Stick with me baby, I’m the guy that you came in with

Looks like I picked the wrong week to stop sniffing glue. --Lloyd Bridges as Steve McCroskey in Airplane.

If you are only two weeks into giving up artificial sweeteners, it is not the time to make six-pack resolutions, requiring you to give up actual sweet stuff. The first was a sacrifice I needed to make, but the second? I'm blaming it on Splenda DT's (and also some blame goes to that bitch over at Confetti In The Wind). I'm so tired right now and I guess it's from lack of sugar and caffiene but I'm not really sure because I'm too dizzy to think about it much.

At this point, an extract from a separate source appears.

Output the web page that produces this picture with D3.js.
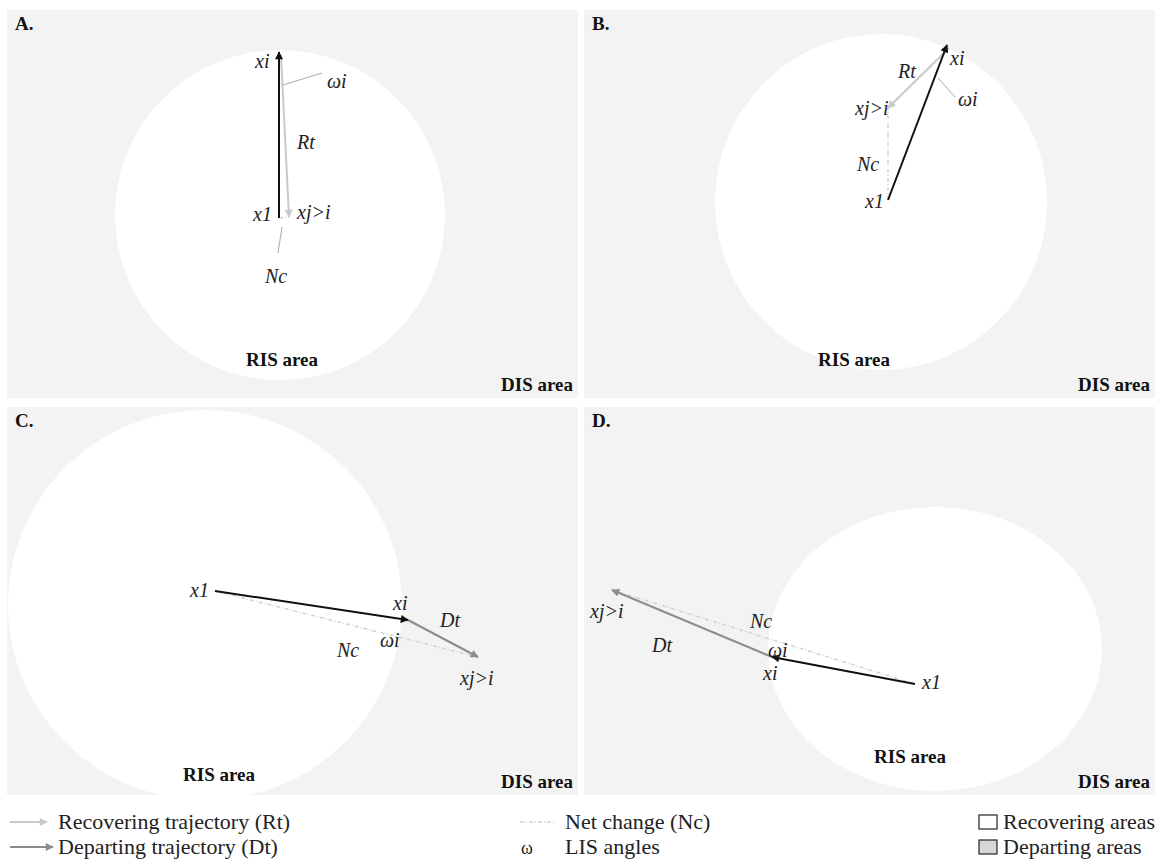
<!DOCTYPE html>
<html><head><meta charset="utf-8">
<script src="https://cdn.jsdelivr.net/npm/d3@7"></script>
<style>body{margin:0;background:#fff}svg{display:block}
svg text{font-family:"Liberation Serif","Times New Roman",Tinos,"DejaVu Serif","Noto Serif",serif}</style>
</head><body>
<script>
// ---- data (panel-local units) ----
const panelNames = ["A.", "B.", "C.", "D."];
const secondType = ["Rt", "Rt", "Dt", "Dt"];
const circleCx = [273, 297, 198, 351];
const circleCy = [205, 192, 198, 242];
const circleRx = [165, 166, 197, 167];
const circleRy = [165, 168, 195, 142];
const x1X = [272, 304, 208, 331], x1Y = [208, 190, 184, 277];
const xiX = [272, 363, 401, 188], xiY = [42, 35, 213, 250];
const xjX = [282, 304, 471, 28],  xjY = [207, 98, 250, 183];
const risLabelX = [275, 270, 212, 326], risLabelY = [356, 356, 374, 356];
// annotation labels
const labelPanel = [0,0,0,0,0,0, 1,1,1,1,1,1, 2,2,2,2,2,2, 3,3,3,3,3,3];
const labelText  = ["xi","ωi","Rt","x1","xj>i","Nc", "xi","ωi","Rt","xj>i","Nc","x1",
                    "x1","xi","Dt","ωi","Nc","xj>i", "xj>i","Dt","Nc","ωi","xi","x1"];
const labelX = [248,320,290,246,290,258, 366,374,314,271,273,281, 183,386,433,373,330,453, 6,68,166,184,179,338];
const labelY = [58,78,139,211,209,273, 55,96,68,105,161,198, 190,203,220,240,250,278, 211,245,221,250,273,282];
// leader lines for omega / Nc labels
const leaderPanel = [0, 0, 1];
const leaderX1 = [276, 275, 354], leaderY1 = [75, 217, 68];
const leaderX2 = [315, 271, 371], leaderY2 = [63, 243, 87];
const legendLeft = ["Recovering trajectory (Rt)", "Departing trajectory (Dt)"];
const legendMid = ["Net change (Nc)", "LIS angles"];
const legendRight = ["Recovering areas", "Departing areas"];

// ---- layout ----
const W = 1160, H = 863;
const panelX0 = [7, 584, 7, 584], panelY0 = [10, 10, 407, 407];
const PW = 571, PH = 388;
const colBlack = "#111", colDt = "#8c8c8c", colRt = "#c9c9c9", colNc = "#d2d2d2";
const panelBg = "#f3f3f3";

const svg = d3.select("body").append("svg").attr("width", W).attr("height", H);
const defs = svg.append("defs");
function marker(id, color) {
  defs.append("marker").attr("id", id).attr("viewBox", "0 0 10 10")
    .attr("refX", 9).attr("refY", 5).attr("markerWidth", 10).attr("markerHeight", 8)
    .attr("markerUnits", "userSpaceOnUse").attr("orient", "auto")
    .append("path").attr("d", "M0,0L10,5L0,10z").attr("fill", color);
}
marker("mBlack", colBlack); marker("mDt", colDt); marker("mRt", colRt);

panelNames.forEach((name, p) => {
  const sx = d3.scaleLinear().domain([0, PW]).range([panelX0[p], panelX0[p] + PW]);
  const sy = d3.scaleLinear().domain([0, PH]).range([panelY0[p], panelY0[p] + PH]);
  const g = svg.append("g");
  const clipId = "clip" + p;
  defs.append("clipPath").attr("id", clipId).append("rect")
    .attr("x", sx(0)).attr("y", sy(0)).attr("width", sx(PW) - sx(0)).attr("height", sy(PH) - sy(0));
  g.append("rect").attr("x", sx(0)).attr("y", sy(0)).attr("width", sx(PW) - sx(0))
    .attr("height", sy(PH) - sy(0)).attr("fill", panelBg);
  g.append("ellipse").attr("clip-path", `url(#${clipId})`)
    .attr("cx", sx(circleCx[p])).attr("cy", sy(circleCy[p]))
    .attr("rx", sx(circleRx[p]) - sx(0)).attr("ry", sy(circleRy[p]) - sy(0)).attr("fill", "#fff");

  g.append("line").attr("x1", sx(x1X[p])).attr("y1", sy(x1Y[p]))
    .attr("x2", sx(xjX[p])).attr("y2", sy(xjY[p]))
    .attr("stroke", colNc).attr("stroke-width", 1.5).attr("stroke-dasharray", "4,2,1,2");
  leaderPanel.forEach((lp, k) => {
    if (lp !== p) return;
    g.append("line").attr("x1", sx(leaderX1[k])).attr("y1", sy(leaderY1[k]))
      .attr("x2", sx(leaderX2[k])).attr("y2", sy(leaderY2[k]))
      .attr("stroke", "#aaa").attr("stroke-width", 1);
  });
  const isRt = secondType[p] === "Rt";
  g.append("line").attr("x1", sx(xiX[p] + (isRt ? 2 : 0))).attr("y1", sy(xiY[p] + (isRt ? 3 : 0)))
    .attr("x2", sx(xjX[p])).attr("y2", sy(xjY[p]))
    .attr("stroke", isRt ? colRt : colDt).attr("stroke-width", 2)
    .attr("marker-end", `url(#${isRt ? "mRt" : "mDt"})`);
  g.append("line").attr("x1", sx(x1X[p])).attr("y1", sy(x1Y[p]))
    .attr("x2", sx(xiX[p])).attr("y2", sy(xiY[p]))
    .attr("stroke", colBlack).attr("stroke-width", 2).attr("marker-end", "url(#mBlack)");

  labelPanel.forEach((lp, k) => {
    if (lp !== p) return;
    g.append("text").attr("x", sx(labelX[k])).attr("y", sy(labelY[k]))
      .attr("font-style", "italic").attr("font-size", 20)
      .attr("fill", "#222").text(labelText[k]);
  });
  g.append("text").attr("x", sx(8)).attr("y", sy(20))
    .attr("font-weight", "bold").attr("font-size", 19).attr("fill", "#111").text(name);
  g.append("text").attr("x", sx(risLabelX[p])).attr("y", sy(risLabelY[p]))
    .attr("text-anchor", "middle").attr("font-weight", "bold")
    .attr("font-size", 19).attr("fill", "#111").text("RIS area");
  g.append("text").attr("x", sx(PW - 5)).attr("y", sy(381)).attr("text-anchor", "end")
    .attr("font-weight", "bold").attr("font-size", 19)
    .attr("fill", "#111").text("DIS area");
});

// ---- legend ----
const lg = svg.append("g").attr("font-size", 22).attr("fill", "#222");
const rowY = [829, 854];
lg.append("line").attr("x1", 10).attr("y1", rowY[0] - 7).attr("x2", 47).attr("y2", rowY[0] - 7)
  .attr("stroke", colRt).attr("stroke-width", 2).attr("marker-end", "url(#mRt)");
lg.append("line").attr("x1", 10).attr("y1", rowY[1] - 7).attr("x2", 53).attr("y2", rowY[1] - 7)
  .attr("stroke", colDt).attr("stroke-width", 2).attr("marker-end", "url(#mDt)");
legendLeft.forEach((t, i) => lg.append("text").attr("x", 58).attr("y", rowY[i]).text(t));
lg.append("line").attr("x1", 520).attr("y1", rowY[0] - 7).attr("x2", 555).attr("y2", rowY[0] - 7)
  .attr("stroke", colNc).attr("stroke-width", 1.5).attr("stroke-dasharray", "4,2,1,2");
lg.append("text").attr("x", 521).attr("y", rowY[1]).attr("font-size", 18).text("ω");
legendMid.forEach((t, i) => lg.append("text").attr("x", 565).attr("y", rowY[i]).text(t));
lg.append("rect").attr("x", 979).attr("y", rowY[0] - 14).attr("width", 18).attr("height", 14)
  .attr("fill", "#fff").attr("stroke", "#333").attr("stroke-width", 1.3);
lg.append("rect").attr("x", 979).attr("y", rowY[1] - 14).attr("width", 18).attr("height", 14)
  .attr("fill", "#d6d6d6").attr("stroke", "#333").attr("stroke-width", 1.3);
legendRight.forEach((t, i) => lg.append("text").attr("x", 1003).attr("y", rowY[i]).text(t));
</script>
</body></html>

I was going to somehow tie in giving up Diet Coke as a segue into posting a pic of their old spokesbeef, Lucky Vanous, but it was a tenuous connection at best, and the truth is that I just like to look at pretty things. You can almost smell him, can't you? He's not as fizzy as the soda, but he is packaged well and about as smart. See, I told you. Tenuous.

8 comments:

The Other Andrew said...

Sweet cheeks, I have no issue with you posting Splenda-crack withdrawal addled postings so long as we get more man-beef to look at.

Michael said...

Even if you don't imagine that his wrists are bound, still so hot, ain't he?

Michael said...

Since it's just you and me here for now, Andy, have I ever told you how, when I visit your spot, I always have to look at the current time and temp thing? You are SO TOMORROW dude! Stupid and provincial? Maybe, but no less enjoyable for me.

The Other Andrew said...

I know, and nothing makes me want to look over my shoulder like a visit to your site, dude.

(Hey, did you just call me stupid and provincial?... keep that up and I may need to enact some sort of 'revenge' tactic.)

The Other Andrew said...

PS. on the bound wrists, I hear you sista.

Will said...

Lol honey I've not given up a single thing since I started my regimen. I'll probably try dieting about two weeks before Xmas so that they'll show up in time, but after I take pics it can all go!

Anonymous said...

I don't know if this reflects my distinct mentality, my overwhelming (well, sometimes it feels that way) sexuality or what, but to me this is how the story goes.

The top of my head is just out of shot there. Yes, his wrists are bound and he's about to let out an almighty groan and his head will fall back, just barely missing the wall and his eyes will close and he'll start panting and moaning…. That's a good start.

Michael, I can't believe you've given up Diet coke and Splenda. Since the beginning of August, I've had one lone tin of this elixir sitting top shelf, right hand side of the fridge as a temptation/proof that I can resist. I've fallen off the wagon a few times but this time should be it.

Diet Coke bubbles and the resultant burning is my siren song. I shall keep resisting.


loulou

Michael said...

God how I love your sensibility. If you were a guy (and forgive me, but sometimes it seems like you are), I'd be pursuing your randy ass.

Yeah, I went cold turkey on the artificial sweeteners and the sodas. I was overindulging, and at least in my head, it was to the detriment of my health. Honestly, it's almost a couple months now and I don't miss it. Coupled with making better food choices, I'm feeling better. Despite this weekend's little dip into the morose pool, my moods have been more even, too. Ummm, thanks for listening.